Enfrascados en la observación y gestión de una agenda internacional que solo parece atender a lo inmediato- sea una catástrofe como la provocada por el tifón Haiyan, el conflicto sirio o el programa nuclear iraní- cuesta mucho atender a otras dinámicas menos visibles a primera vista, pero con fuerza suficiente para convertirse en breve en factores llamados a configurar un escenario planetario esencialmente distinto. Entre estos destaca la importancia creciente que comienza a suponer el efecto del cambio climático en las inmensidades del Ártico (en septiembre de 2012 su superficie era casi un 49% menor que el promedio del periodo 1979-2000, llegando a los 3,6 millones de kilómetros cuadrados).
Hasta hace muy poco identificado como un lejano e inhóspito rincón del planeta frecuentado únicamente por científicos y aventureros extremos, hoy el acelerado deshielo que experimenta pone de manifiesto las apetencias de cada vez más países por sacar tajada de sus inmensas riquezas en minerales y materias primas energéticas, así como por rentabilizar comercialmente las rutas marítimas que comienzan a abrirse en esas latitudes. El aldabonazo de la carrera que está ya en marcha se hizo visible con la reunión ministerial del Consejo Ártico, celebrada en Kiruna (Suecia) el pasado día 15 de mayo.

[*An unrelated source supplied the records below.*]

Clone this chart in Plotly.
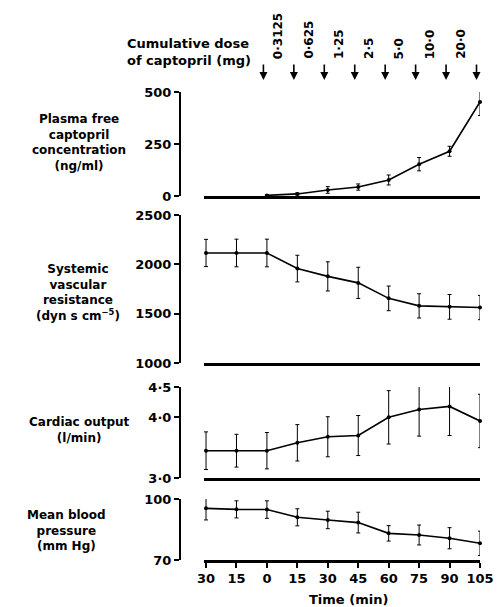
import plotly.graph_objects as go

W, H = 497, 607

# ---------------- data ----------------
time = [-30, -15, 0, 15, 30, 45, 60, 75, 90, 105]
time_labels = ["30", "15", "0", "15", "30", "45", "60", "75", "90", "105"]

capto_time = [0, 15, 30, 45, 60, 75, 90, 105]
capto = [3, 10, 29, 43, 77, 153, 215, 452]
capto_err = [3, 5, 16, 15, 24, 32, 24, 65]

svr = [2115, 2115, 2115, 1957, 1878, 1812, 1655, 1579, 1569, 1562]
svr_err = [138, 140, 140, 135, 148, 158, 125, 123, 125, 123]

co = [3.45, 3.45, 3.45, 3.58, 3.68, 3.70, 4.00, 4.13, 4.18, 3.94]
co_err = [0.31, 0.27, 0.30, 0.30, 0.33, 0.33, 0.44, 0.44, 0.48, 0.44]

mbp = [95.4, 94.9, 94.8, 91.0, 89.7, 88.4, 83.1, 82.3, 80.7, 78.2]
mbp_err = [5.7, 4.2, 4.3, 4.2, 4.3, 5.1, 3.8, 4.9, 5.2, 6.0]

dose_times = [0, 15, 30, 45, 60, 75, 90, 105]
dose_labels = ["0·3125", "0·625", "1·25", "2·5", "5·0", "10·0", "20·0"]
dose_label_times = [7.5, 22.5, 37.5, 52.5, 67.5, 82.5, 97.5]

# ---------------- helpers ----------------
def px(x):
    return x / W

def py(y):
    return (H - y) / H

FONT = "DejaVu Sans"
BOLD = dict(family=FONT, size=13, color="black", weight="bold")

fig = go.Figure()

panels = [
    ("y", "x2", capto_time, capto, capto_err),
    ("y2", "x3", time, svr, svr_err),
    ("y3", "x4", time, co, co_err),
    ("y4", "x", time, mbp, mbp_err),
]
for ya, xa, xs, ys, es in panels:
    fig.add_trace(go.Scatter(
        x=xs, y=ys, xaxis=xa, yaxis=ya, mode="lines+markers",
        line=dict(color="black", width=1.6),
        marker=dict(color="black", size=4),
        error_y=dict(type="data", array=es, visible=True, color="black",
                     thickness=1, width=2),
        cliponaxis=False, showlegend=False,
    ))

xdom = [px(204), px(480)]
xrange_ = [-31, 105]
yaxis_x = px(180)

common_y = dict(showgrid=False, zeroline=False, showline=True, linecolor="black",
                linewidth=2, ticks="outside", ticklen=5, tickwidth=2,
                tickcolor="black", tickfont=BOLD, anchor="free",
                position=yaxis_x, fixedrange=True, automargin=False)

layout = dict(
    template="none",
    width=W, height=H,
    margin=dict(l=0, r=0, t=0, b=0, autoexpand=False),
    paper_bgcolor="white", plot_bgcolor="white",
    font=BOLD, showlegend=False,
    xaxis=dict(domain=xdom, range=xrange_, anchor="y4", automargin=False,
               showgrid=False, zeroline=False, showline=True, linecolor="black",
               linewidth=2.5, ticks="outside", ticklen=5, tickwidth=2,
               tickcolor="black", tickvals=time, ticktext=time_labels,
               tickfont=dict(family=FONT, size=13, color="black", weight="bold"),
               fixedrange=True),
    yaxis=dict(domain=[py(196), py(92)], range=[0, 500],
               tickvals=[0, 250, 500], ticktext=["0", "250", "500"], **common_y),
    yaxis2=dict(domain=[py(363), py(215)], range=[1000, 2500],
                tickvals=[1000, 1500, 2000, 2500],
                ticktext=["1000", "1500", "2000", "2500"], **common_y),
    yaxis3=dict(domain=[py(478), py(387)], range=[3, 4.5],
                tickvals=[3, 4, 4.5], ticktext=["3·0", "4·0", "4·5"], **common_y),
    yaxis4=dict(domain=[py(560), py(499)], range=[70, 100],
                tickvals=[70, 100], ticktext=["70", "100"], **common_y),
)
for i, ya in zip(["2", "3", "4"], ["y", "y2", "y3"]):
    layout["xaxis" + i] = dict(domain=xdom, range=xrange_, anchor=ya, automargin=False,
                               matches="x", showgrid=False, zeroline=False,
                               showline=True, linecolor="black", linewidth=2.5,
                               showticklabels=False, ticks="", fixedrange=True)
fig.update_layout(**layout)

LABEL = dict(family=FONT, size=12, color="black", weight="bold")
annotations = []

def label(text, x, y, size=12):
    annotations.append(dict(text=text, x=px(x), y=py(y), xref="paper", yref="paper",
                            showarrow=False,
                            font=dict(family=FONT, size=size, color="black", weight="bold"),
                            align="center", xanchor="center", yanchor="middle"))

label("Plasma free<br>captopril<br>concentration<br>(ng/ml)", 79, 143)
label("Systemic<br>vascular<br>resistance<br>(dyn s cm<sup>−5</sup>)", 78, 292)
label("Cardiac output<br>(l/min)", 79, 430)
label("Mean blood<br>pressure<br>(mm Hg)", 66, 530)
label("Time (min)", 348, 599, size=13)

annotations.append(dict(text="Cumulative dose<br>of captopril (mg)", x=px(125), y=py(52),
                        xref="paper", yref="paper", showarrow=False,
                        font=dict(family=FONT, size=13, color="black", weight="bold"),
                        align="left", xanchor="left", yanchor="middle"))

for t, lab in zip(dose_label_times, dose_labels):
    annotations.append(dict(text=lab, x=t, y=py(61), xref="x", yref="paper",
                            xshift=-4, showarrow=False, textangle=-90,
                            font=dict(family=FONT, size=12, color="black", weight="bold"),
                            xanchor="center", yanchor="bottom"))

for t in dose_times:
    annotations.append(dict(text="", x=t, y=py(80), xref="x", yref="paper",
                            xshift=-3.5, showarrow=True, arrowhead=2, arrowsize=1,
                            arrowwidth=1.6, arrowcolor="black", ax=0, ay=-17))

fig.update_layout(annotations=annotations)
fig.write_html("out.html",
               config={"displayModeBar": False, "staticPlot": True},
               post_script="document.body.style.margin='0';"
                           "document.body.style.overflow='hidden';")
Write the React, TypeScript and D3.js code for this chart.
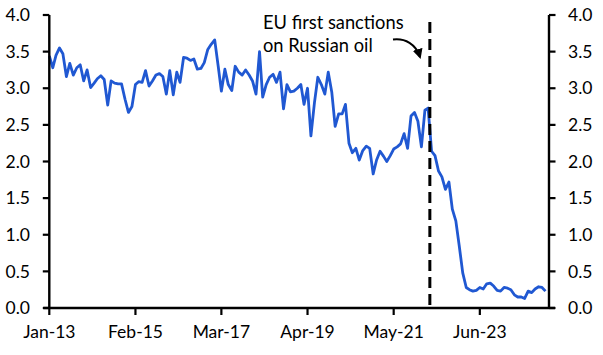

El Consejo Ártico arrancó en 1996 como un instrumento consultivo para fomentar la cooperación científica y medioambiental. Sus fundadores- los 8 países con territorio en el Círculo Polar Ártico: Estados Unidos, Canadá, Islandia, Dinamarca, Noruega, Suecia, Finlandia y Rusia– han ido tomando posiciones de ventaja de cara al futuro, por encima de los seis que han sido admitidos en Kiruna como observadores (China, India, Italia, Japón, Corea del Sur y Singapur) y de cualquier otro que pretenda estar presente más adelante.
Para hacernos una mínima idea de lo que está en juego, basta con señalar que la ruta marítima Rotterdam/Shanghái es un 20% más corta si se opta por la ruta ártica (frente a las costas rusas) en lugar de hacerlo por el Mediterráneo y el Índico. Si hace apenas cinco años no había ningún buque haciendo esta ruta, en 2013 ya 495 han recibido el permiso pertinente (en 2012 fueron apenas 46). Al mismo tiempo, y aunque las estimaciones parecen todavía escasamente fundadas, son continuas las referencias a las enormes riquezas que alberga el subsuelo marino en petróleo y gas, amén de minerales diversos.
Como no podía ser de otro modo, también se están incentivando los cálculos militares en la zona, alimentando una competencia que cabe suponer que experimentará un auge generalizado. Rusia es quien parece más activo en este terreno, como acaba de demostrar con la realización de sus primeros ejercicios con unidades de operaciones especiales a principios de octubre, seguidas de unas maniobras a mayor escala que han implicado a fuerzas aerotransportadas y a aviación militar de transporte. Moscú anuncia que para 2020 tendrá ya en la región una fuerza combinada (con tropas regulares, guardacostas y guardia de fronteras). Además de contar ya con su mayor flota naval orientada en esa dirección (con su cuartel general en Severomorsk), tiene la intención de desplegar adicionalmente dos brigadas de infantería y probablemente interceptores Mig-31 en la base ártica de Rogachevo. Putin, el pasado mes de septiembre, ya había anunciado que se reiniciarán las patrullas navales en la zona costera (tal como ocurría durante la Guerra Fría).
En paralelo a esos movimientos, y únicamente a modo de ejemplos puntuales, cabe añadir que Noruega ha desplegado ya un batallón ártico, Canadá ya cuenta con cazas y patrulleras navales moviéndose por la región, al tiempo que aumenta sus efectivos Ranger especialmente equipados para actuar en ese difícil contexto climático y que Estados Unidos tiene asimismo cazas de la Guardia Nacional desplegados en la isla de Kodiak (aunque todavía no cuenta con ninguna unidad desplegada permanentemente en esas costas). Y estamos tan solo en el principio.